Stored records
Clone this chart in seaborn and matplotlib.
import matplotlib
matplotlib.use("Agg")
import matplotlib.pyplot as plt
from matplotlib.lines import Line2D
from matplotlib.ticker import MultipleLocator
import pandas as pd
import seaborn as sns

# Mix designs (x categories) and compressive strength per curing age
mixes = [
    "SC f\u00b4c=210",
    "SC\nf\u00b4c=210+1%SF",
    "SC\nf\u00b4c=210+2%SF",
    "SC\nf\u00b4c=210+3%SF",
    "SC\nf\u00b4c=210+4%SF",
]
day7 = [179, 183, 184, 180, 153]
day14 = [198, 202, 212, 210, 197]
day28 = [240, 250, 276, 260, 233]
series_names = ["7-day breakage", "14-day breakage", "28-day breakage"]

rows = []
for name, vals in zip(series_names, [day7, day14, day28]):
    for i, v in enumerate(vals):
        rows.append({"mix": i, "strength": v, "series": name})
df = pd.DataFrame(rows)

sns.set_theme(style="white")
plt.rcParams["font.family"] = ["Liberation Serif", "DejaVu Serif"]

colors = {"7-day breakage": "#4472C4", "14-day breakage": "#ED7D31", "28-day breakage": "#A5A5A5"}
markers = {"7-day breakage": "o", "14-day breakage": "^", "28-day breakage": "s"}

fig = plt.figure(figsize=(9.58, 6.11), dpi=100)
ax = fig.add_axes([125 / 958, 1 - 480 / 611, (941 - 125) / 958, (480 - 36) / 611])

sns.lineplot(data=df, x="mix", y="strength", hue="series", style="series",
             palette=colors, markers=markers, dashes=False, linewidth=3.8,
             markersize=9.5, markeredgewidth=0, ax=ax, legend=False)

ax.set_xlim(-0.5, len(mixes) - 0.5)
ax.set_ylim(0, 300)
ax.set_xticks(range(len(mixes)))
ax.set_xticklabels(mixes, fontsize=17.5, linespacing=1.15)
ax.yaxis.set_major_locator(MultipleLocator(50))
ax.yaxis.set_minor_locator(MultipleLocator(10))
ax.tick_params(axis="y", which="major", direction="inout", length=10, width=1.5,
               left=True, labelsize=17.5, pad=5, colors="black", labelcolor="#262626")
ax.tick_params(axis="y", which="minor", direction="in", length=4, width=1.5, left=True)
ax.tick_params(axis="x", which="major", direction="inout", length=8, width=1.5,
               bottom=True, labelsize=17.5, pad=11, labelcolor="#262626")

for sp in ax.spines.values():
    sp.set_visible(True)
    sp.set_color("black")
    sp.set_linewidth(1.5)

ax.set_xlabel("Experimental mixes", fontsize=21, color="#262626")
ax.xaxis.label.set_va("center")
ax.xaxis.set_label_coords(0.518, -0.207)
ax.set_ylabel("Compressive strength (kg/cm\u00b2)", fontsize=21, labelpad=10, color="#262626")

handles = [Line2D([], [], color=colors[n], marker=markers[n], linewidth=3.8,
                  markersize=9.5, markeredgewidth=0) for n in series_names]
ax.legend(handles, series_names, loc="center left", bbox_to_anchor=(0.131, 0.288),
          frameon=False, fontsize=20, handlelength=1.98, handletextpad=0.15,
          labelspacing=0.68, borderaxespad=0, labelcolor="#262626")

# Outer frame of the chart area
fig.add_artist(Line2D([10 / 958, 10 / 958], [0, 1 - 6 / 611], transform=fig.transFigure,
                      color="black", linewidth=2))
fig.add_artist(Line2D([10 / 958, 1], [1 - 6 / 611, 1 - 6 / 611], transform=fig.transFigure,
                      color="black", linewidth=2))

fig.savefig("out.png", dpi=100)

==

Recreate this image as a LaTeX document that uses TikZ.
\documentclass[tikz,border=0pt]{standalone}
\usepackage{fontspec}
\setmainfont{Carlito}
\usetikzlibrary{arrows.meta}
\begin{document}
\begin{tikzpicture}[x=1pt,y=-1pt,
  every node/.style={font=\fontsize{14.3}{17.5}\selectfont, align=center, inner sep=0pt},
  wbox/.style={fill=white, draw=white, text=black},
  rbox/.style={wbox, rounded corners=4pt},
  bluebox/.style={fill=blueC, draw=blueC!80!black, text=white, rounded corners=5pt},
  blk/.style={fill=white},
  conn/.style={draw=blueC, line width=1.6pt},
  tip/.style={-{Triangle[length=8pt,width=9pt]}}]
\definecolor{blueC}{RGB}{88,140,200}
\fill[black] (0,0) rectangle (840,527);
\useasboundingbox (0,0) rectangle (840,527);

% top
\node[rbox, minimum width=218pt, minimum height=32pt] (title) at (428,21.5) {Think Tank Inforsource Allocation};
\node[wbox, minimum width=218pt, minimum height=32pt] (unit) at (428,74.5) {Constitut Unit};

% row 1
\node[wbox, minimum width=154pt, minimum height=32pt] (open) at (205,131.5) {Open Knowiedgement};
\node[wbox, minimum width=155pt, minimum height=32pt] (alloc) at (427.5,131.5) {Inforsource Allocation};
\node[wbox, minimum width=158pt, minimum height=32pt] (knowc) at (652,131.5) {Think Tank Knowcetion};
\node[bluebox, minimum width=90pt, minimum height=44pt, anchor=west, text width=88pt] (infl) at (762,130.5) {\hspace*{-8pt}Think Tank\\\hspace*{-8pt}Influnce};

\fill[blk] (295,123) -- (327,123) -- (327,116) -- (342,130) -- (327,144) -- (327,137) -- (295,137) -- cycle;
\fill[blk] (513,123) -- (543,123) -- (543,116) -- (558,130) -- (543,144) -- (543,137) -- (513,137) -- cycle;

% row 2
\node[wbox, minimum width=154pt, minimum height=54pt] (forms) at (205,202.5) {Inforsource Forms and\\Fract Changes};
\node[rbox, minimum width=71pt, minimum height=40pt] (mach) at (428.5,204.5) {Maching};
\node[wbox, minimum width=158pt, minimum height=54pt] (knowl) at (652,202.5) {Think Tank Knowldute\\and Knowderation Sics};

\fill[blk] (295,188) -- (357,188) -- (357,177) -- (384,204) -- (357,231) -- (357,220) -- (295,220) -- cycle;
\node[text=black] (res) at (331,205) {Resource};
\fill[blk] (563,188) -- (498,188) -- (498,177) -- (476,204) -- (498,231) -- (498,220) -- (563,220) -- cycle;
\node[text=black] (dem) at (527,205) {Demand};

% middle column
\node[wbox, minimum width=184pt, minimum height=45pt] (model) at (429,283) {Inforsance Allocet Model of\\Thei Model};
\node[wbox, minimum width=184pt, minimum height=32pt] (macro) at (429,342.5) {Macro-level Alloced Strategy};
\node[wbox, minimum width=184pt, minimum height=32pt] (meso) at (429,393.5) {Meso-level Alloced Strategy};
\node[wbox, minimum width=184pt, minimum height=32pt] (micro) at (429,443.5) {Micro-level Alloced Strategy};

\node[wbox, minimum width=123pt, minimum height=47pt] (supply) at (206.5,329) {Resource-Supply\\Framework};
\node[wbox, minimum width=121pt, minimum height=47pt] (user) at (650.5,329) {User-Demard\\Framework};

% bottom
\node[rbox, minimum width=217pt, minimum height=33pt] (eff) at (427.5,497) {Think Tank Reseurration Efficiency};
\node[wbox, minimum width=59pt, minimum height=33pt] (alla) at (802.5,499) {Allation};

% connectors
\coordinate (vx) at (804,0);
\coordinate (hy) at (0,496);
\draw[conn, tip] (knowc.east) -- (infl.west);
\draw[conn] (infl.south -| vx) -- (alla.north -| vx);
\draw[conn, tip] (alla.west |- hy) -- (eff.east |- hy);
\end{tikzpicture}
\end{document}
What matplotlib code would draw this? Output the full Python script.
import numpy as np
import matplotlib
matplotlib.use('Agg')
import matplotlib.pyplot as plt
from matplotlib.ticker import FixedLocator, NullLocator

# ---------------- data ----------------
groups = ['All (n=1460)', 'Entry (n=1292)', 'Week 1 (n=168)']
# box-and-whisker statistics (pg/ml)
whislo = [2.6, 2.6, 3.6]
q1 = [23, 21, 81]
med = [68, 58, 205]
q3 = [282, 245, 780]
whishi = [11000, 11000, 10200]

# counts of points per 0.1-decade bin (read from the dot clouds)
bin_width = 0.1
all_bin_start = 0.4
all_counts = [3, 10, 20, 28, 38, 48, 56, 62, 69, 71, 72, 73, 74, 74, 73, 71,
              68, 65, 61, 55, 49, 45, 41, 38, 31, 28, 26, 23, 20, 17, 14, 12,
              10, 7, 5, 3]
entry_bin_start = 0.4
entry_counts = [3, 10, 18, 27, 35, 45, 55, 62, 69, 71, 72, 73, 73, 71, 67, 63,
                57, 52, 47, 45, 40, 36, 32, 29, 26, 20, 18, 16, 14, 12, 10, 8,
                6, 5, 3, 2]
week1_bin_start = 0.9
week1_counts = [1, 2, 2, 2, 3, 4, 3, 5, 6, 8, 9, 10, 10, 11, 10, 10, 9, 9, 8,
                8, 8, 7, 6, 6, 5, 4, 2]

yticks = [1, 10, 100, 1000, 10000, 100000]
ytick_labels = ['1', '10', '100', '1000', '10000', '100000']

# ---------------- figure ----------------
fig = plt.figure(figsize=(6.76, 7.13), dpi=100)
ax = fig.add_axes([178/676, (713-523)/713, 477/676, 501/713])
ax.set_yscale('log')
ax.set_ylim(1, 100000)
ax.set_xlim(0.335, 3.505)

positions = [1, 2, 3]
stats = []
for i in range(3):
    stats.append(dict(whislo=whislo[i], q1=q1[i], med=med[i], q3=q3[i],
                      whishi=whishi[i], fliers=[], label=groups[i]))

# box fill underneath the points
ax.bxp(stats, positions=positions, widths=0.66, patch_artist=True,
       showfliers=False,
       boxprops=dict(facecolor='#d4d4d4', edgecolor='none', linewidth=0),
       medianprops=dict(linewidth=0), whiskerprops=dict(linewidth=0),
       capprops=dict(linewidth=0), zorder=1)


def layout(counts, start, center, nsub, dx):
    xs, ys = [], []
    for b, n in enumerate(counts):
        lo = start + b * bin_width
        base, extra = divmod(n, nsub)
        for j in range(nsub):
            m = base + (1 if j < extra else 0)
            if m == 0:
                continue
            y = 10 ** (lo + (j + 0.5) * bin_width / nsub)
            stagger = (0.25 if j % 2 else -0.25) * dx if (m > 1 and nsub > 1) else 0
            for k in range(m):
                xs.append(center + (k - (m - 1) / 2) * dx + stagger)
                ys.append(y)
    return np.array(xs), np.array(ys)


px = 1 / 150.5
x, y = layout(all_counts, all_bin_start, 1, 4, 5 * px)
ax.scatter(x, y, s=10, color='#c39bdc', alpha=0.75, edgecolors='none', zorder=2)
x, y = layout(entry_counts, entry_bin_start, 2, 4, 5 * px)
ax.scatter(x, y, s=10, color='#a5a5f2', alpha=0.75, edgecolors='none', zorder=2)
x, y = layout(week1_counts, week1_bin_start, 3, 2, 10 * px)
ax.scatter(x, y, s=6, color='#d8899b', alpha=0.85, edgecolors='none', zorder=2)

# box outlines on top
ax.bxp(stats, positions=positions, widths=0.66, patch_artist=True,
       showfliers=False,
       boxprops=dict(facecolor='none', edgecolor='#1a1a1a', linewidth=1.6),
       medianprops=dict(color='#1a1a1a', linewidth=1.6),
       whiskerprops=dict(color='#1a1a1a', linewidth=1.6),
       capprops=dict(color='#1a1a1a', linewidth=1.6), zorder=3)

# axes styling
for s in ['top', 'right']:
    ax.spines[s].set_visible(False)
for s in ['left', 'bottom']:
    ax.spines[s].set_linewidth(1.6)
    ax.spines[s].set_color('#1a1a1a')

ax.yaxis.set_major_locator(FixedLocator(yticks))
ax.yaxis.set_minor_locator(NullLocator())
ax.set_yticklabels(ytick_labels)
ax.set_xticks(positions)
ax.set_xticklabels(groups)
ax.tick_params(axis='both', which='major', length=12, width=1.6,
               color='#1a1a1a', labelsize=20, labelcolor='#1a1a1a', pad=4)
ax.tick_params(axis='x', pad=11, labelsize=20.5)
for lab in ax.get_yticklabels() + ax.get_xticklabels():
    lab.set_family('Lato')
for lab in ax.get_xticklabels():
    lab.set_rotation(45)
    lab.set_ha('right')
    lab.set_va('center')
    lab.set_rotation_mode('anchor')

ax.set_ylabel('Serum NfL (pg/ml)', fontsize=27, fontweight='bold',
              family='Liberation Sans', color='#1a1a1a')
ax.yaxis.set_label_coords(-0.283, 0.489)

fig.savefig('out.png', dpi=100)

## What is needed
Retype only this portion of the data above: the line containing "Clone this chart in seaborn and matplotlib.", the line containing "import seaborn as sns", and all lines between them, exactly.

## Task solution
Clone this chart in seaborn and matplotlib.
import matplotlib
matplotlib.use("Agg")
import matplotlib.pyplot as plt
from matplotlib.lines import Line2D
from matplotlib.ticker import MultipleLocator
import pandas as pd
import seaborn as sns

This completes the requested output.